▶ **Instruction**
Set down the data below without change, skipping the pictures it holds.

▶ **Collected data**
★ ★ ★ ★ ★ ★ ★

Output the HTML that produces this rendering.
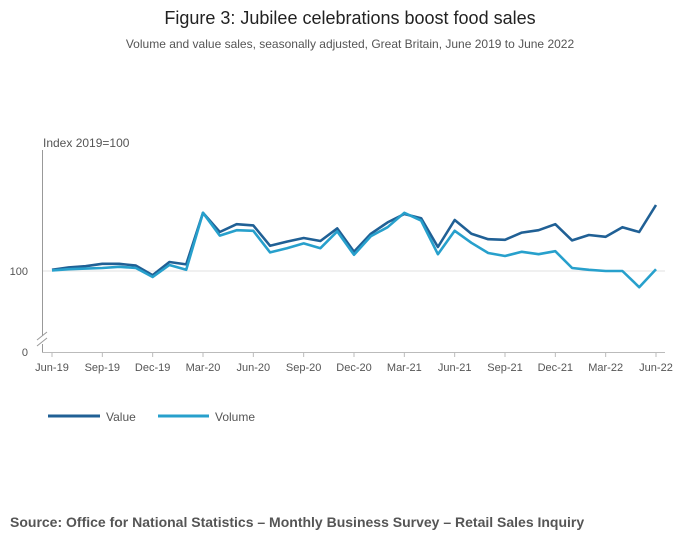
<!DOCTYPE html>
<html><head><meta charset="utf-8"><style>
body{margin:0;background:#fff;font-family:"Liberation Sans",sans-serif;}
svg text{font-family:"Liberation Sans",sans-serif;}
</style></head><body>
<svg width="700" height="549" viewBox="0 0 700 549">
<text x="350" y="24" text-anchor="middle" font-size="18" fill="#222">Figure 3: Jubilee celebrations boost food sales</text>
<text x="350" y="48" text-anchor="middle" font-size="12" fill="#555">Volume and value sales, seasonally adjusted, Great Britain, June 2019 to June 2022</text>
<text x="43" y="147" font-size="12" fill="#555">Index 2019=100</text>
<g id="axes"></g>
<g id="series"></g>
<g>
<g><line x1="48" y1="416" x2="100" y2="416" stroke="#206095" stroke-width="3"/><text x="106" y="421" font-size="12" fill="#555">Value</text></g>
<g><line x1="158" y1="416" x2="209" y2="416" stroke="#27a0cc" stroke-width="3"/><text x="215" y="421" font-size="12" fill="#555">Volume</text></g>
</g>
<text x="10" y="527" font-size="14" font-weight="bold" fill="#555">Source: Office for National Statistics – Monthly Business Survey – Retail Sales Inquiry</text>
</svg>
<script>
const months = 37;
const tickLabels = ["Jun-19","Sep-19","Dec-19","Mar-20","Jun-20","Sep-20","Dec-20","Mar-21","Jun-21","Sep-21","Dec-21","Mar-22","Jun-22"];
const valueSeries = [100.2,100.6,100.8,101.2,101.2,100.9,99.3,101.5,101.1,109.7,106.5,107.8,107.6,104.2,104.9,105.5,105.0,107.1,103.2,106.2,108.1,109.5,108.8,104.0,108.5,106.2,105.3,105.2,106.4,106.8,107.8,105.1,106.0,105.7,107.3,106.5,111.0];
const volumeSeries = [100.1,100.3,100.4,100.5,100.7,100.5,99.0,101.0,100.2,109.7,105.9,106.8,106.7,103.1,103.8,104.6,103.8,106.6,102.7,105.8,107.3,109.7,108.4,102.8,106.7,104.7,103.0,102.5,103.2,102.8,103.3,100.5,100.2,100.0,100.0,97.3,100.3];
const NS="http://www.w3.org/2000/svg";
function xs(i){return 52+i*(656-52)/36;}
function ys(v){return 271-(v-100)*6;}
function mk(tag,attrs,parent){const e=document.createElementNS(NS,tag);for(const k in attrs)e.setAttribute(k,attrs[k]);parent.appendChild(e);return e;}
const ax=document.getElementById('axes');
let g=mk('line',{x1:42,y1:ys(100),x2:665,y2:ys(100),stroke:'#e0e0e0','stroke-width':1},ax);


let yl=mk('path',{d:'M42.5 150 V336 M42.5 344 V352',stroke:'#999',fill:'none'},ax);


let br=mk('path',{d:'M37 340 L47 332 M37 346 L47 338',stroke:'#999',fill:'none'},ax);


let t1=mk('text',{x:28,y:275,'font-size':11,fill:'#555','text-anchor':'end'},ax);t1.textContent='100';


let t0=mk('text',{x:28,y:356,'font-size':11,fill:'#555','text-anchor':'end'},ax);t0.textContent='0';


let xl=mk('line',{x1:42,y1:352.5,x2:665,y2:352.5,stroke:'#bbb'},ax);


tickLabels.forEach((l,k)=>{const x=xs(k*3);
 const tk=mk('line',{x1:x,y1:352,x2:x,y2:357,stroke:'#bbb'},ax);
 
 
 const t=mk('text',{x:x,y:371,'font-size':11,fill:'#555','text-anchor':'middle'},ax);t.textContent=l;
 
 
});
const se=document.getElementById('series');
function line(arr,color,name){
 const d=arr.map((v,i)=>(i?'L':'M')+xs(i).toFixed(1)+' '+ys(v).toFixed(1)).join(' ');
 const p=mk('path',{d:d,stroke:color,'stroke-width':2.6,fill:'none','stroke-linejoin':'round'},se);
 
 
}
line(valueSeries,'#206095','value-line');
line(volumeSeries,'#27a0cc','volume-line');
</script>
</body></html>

★ ★ ★ ★ ★ ★ ★

▶ **Completed task**
Output the HTML that produces this rendering.
<!DOCTYPE html>
<html><head><meta charset="utf-8"><style>
body{margin:0;background:#fff;font-family:"Liberation Sans",sans-serif;}
svg text{font-family:"Liberation Sans",sans-serif;}
</style></head><body>
<svg width="700" height="549" viewBox="0 0 700 549">
<text x="350" y="24" text-anchor="middle" font-size="18" fill="#222">Figure 3: Jubilee celebrations boost food sales</text>
<text x="350" y="48" text-anchor="middle" font-size="12" fill="#555">Volume and value sales, seasonally adjusted, Great Britain, June 2019 to June 2022</text>
<text x="43" y="147" font-size="12" fill="#555">Index 2019=100</text>
<g id="axes"></g>
<g id="series"></g>
<g>
<g><line x1="48" y1="416" x2="100" y2="416" stroke="#206095" stroke-width="3"/><text x="106" y="421" font-size="12" fill="#555">Value</text></g>
<g><line x1="158" y1="416" x2="209" y2="416" stroke="#27a0cc" stroke-width="3"/><text x="215" y="421" font-size="12" fill="#555">Volume</text></g>
</g>
<text x="10" y="527" font-size="14" font-weight="bold" fill="#555">Source: Office for National Statistics – Monthly Business Survey – Retail Sales Inquiry</text>
</svg>
<script>
const months = 37;
const tickLabels = ["Jun-19","Sep-19","Dec-19","Mar-20","Jun-20","Sep-20","Dec-20","Mar-21","Jun-21","Sep-21","Dec-21","Mar-22","Jun-22"];
const valueSeries = [100.2,100.6,100.8,101.2,101.2,100.9,99.3,101.5,101.1,109.7,106.5,107.8,107.6,104.2,104.9,105.5,105.0,107.1,103.2,106.2,108.1,109.5,108.8,104.0,108.5,106.2,105.3,105.2,106.4,106.8,107.8,105.1,106.0,105.7,107.3,106.5,111.0];
const volumeSeries = [100.1,100.3,100.4,100.5,100.7,100.5,99.0,101.0,100.2,109.7,105.9,106.8,106.7,103.1,103.8,104.6,103.8,106.6,102.7,105.8,107.3,109.7,108.4,102.8,106.7,104.7,103.0,102.5,103.2,102.8,103.3,100.5,100.2,100.0,100.0,97.3,100.3];
const NS="http://www.w3.org/2000/svg";
function xs(i){return 52+i*(656-52)/36;}
function ys(v){return 271-(v-100)*6;}
function mk(tag,attrs,parent){const e=document.createElementNS(NS,tag);for(const k in attrs)e.setAttribute(k,attrs[k]);parent.appendChild(e);return e;}
const ax=document.getElementById('axes');
let g=mk('line',{x1:42,y1:ys(100),x2:665,y2:ys(100),stroke:'#e0e0e0','stroke-width':1},ax);


let yl=mk('path',{d:'M42.5 150 V336 M42.5 344 V352',stroke:'#999',fill:'none'},ax);


let br=mk('path',{d:'M37 340 L47 332 M37 346 L47 338',stroke:'#999',fill:'none'},ax);


let t1=mk('text',{x:28,y:275,'font-size':11,fill:'#555','text-anchor':'end'},ax);t1.textContent='100';


let t0=mk('text',{x:28,y:356,'font-size':11,fill:'#555','text-anchor':'end'},ax);t0.textContent='0';


let xl=mk('line',{x1:42,y1:352.5,x2:665,y2:352.5,stroke:'#bbb'},ax);


tickLabels.forEach((l,k)=>{const x=xs(k*3);
 const tk=mk('line',{x1:x,y1:352,x2:x,y2:357,stroke:'#bbb'},ax);
 
 
 const t=mk('text',{x:x,y:371,'font-size':11,fill:'#555','text-anchor':'middle'},ax);t.textContent=l;
 
 
});
const se=document.getElementById('series');
function line(arr,color,name){
 const d=arr.map((v,i)=>(i?'L':'M')+xs(i).toFixed(1)+' '+ys(v).toFixed(1)).join(' ');
 const p=mk('path',{d:d,stroke:color,'stroke-width':2.6,fill:'none','stroke-linejoin':'round'},se);
 
 
}
line(valueSeries,'#206095','value-line');
line(volumeSeries,'#27a0cc','volume-line');
</script>
</body></html>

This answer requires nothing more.